» **EXERCISE MATERIAL**
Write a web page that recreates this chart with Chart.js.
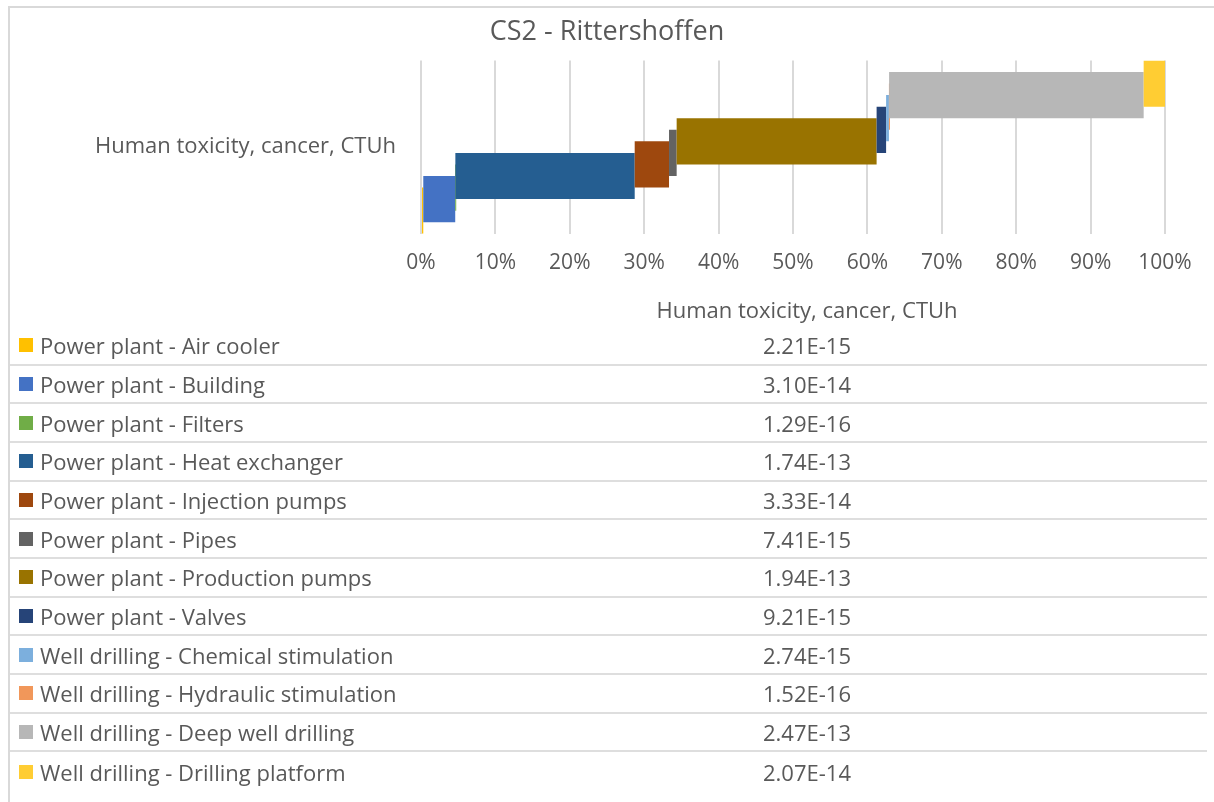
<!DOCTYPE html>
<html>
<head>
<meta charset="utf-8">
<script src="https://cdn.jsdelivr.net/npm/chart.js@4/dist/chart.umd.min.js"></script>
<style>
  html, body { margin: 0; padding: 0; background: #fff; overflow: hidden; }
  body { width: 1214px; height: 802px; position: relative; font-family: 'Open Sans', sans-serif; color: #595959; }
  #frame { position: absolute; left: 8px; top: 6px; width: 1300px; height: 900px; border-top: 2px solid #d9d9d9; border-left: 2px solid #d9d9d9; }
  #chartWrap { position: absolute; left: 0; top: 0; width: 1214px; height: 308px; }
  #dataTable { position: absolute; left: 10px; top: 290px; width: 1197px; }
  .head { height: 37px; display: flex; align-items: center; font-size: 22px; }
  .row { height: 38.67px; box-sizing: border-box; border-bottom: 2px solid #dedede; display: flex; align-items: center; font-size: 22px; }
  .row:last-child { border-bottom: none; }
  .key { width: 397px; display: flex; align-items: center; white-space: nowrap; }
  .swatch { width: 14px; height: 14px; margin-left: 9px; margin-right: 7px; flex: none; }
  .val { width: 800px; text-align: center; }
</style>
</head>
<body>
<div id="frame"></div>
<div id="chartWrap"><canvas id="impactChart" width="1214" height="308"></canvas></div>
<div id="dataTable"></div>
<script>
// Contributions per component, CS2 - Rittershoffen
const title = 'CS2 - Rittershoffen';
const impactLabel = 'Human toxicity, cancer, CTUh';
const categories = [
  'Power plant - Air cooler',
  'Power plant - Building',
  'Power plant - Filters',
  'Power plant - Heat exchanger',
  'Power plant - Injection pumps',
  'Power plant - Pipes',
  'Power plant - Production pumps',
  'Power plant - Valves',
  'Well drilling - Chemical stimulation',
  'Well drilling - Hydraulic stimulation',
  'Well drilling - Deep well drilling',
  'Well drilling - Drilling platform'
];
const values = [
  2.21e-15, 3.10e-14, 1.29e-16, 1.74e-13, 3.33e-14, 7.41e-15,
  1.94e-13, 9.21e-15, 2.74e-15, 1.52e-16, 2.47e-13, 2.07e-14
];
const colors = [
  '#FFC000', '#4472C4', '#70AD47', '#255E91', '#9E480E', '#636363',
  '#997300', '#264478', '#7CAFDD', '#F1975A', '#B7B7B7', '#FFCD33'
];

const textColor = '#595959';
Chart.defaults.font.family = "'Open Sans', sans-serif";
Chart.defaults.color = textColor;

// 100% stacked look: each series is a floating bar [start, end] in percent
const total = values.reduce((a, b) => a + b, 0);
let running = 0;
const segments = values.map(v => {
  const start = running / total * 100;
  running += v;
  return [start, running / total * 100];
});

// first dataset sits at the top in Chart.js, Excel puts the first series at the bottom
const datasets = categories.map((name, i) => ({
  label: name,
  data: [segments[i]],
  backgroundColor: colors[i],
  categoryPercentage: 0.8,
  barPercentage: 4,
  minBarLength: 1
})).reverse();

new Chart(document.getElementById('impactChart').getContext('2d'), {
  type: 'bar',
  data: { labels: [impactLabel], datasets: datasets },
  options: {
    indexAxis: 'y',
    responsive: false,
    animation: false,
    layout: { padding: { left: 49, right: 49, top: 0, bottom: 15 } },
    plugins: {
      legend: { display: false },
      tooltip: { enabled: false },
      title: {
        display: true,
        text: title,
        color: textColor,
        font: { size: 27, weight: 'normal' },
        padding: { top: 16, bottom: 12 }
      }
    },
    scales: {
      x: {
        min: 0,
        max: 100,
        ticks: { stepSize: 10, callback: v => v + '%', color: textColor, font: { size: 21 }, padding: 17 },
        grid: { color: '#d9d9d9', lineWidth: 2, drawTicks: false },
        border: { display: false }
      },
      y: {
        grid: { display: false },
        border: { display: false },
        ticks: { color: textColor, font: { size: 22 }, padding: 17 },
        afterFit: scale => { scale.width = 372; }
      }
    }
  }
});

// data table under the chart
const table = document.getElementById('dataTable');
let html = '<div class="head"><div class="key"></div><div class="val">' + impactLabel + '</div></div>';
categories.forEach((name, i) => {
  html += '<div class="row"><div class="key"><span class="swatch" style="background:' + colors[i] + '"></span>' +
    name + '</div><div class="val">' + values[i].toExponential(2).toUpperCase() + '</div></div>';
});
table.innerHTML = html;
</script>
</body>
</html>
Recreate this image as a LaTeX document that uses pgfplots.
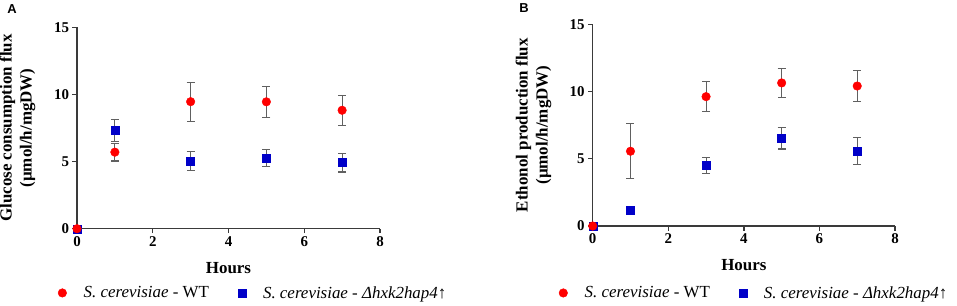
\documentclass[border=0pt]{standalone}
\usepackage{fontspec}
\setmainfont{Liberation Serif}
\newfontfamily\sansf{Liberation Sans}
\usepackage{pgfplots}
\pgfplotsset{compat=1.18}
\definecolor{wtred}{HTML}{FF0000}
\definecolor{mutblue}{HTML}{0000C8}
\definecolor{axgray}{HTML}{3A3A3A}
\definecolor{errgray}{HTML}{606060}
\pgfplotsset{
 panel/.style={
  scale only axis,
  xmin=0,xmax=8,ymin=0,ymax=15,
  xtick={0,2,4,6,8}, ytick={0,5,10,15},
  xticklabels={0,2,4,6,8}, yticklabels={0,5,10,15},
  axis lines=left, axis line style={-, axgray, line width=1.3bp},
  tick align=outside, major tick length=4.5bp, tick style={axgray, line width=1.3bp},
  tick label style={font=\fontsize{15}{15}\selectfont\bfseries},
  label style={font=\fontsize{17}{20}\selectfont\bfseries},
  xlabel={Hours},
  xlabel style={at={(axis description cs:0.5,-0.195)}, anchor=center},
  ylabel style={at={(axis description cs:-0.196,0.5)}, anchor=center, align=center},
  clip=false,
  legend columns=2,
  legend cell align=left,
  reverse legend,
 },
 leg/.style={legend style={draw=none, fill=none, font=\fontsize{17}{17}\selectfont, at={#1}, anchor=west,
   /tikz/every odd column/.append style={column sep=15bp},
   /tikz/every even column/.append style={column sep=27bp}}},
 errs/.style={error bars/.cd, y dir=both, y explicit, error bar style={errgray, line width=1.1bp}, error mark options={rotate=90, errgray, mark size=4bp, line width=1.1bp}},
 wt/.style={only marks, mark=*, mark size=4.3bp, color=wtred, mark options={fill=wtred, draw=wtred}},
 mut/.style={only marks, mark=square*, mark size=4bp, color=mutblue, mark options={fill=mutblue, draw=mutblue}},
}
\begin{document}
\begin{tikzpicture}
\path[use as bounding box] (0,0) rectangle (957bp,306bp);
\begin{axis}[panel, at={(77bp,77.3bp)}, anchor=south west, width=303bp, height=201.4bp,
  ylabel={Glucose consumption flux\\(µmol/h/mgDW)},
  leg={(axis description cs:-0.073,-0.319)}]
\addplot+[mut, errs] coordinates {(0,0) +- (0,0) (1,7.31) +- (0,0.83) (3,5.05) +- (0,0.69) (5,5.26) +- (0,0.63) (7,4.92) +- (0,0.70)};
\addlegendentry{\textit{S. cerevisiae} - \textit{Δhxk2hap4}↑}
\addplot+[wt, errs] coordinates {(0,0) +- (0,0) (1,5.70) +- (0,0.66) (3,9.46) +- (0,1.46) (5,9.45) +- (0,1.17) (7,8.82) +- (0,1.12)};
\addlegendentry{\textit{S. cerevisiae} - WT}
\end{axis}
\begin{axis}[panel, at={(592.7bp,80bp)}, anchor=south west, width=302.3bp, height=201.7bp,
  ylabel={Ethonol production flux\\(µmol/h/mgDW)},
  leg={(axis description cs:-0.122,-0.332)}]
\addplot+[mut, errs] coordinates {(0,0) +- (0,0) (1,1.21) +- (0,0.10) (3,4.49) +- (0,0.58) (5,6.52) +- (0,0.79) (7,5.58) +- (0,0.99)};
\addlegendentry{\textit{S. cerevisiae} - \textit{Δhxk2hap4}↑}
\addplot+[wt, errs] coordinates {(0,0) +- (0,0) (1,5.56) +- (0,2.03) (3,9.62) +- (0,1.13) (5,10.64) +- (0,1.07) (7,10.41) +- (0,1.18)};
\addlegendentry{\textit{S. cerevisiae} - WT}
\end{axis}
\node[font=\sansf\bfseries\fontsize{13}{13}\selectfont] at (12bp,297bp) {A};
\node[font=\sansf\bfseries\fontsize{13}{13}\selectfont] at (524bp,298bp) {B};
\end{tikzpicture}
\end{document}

» **WORK TO DO**
Reproduce each line holding the word "this".

» **TASK SOLUTION**
Write a web page that recreates this chart with Chart.js.
Recreate this image as a LaTeX document that uses pgfplots.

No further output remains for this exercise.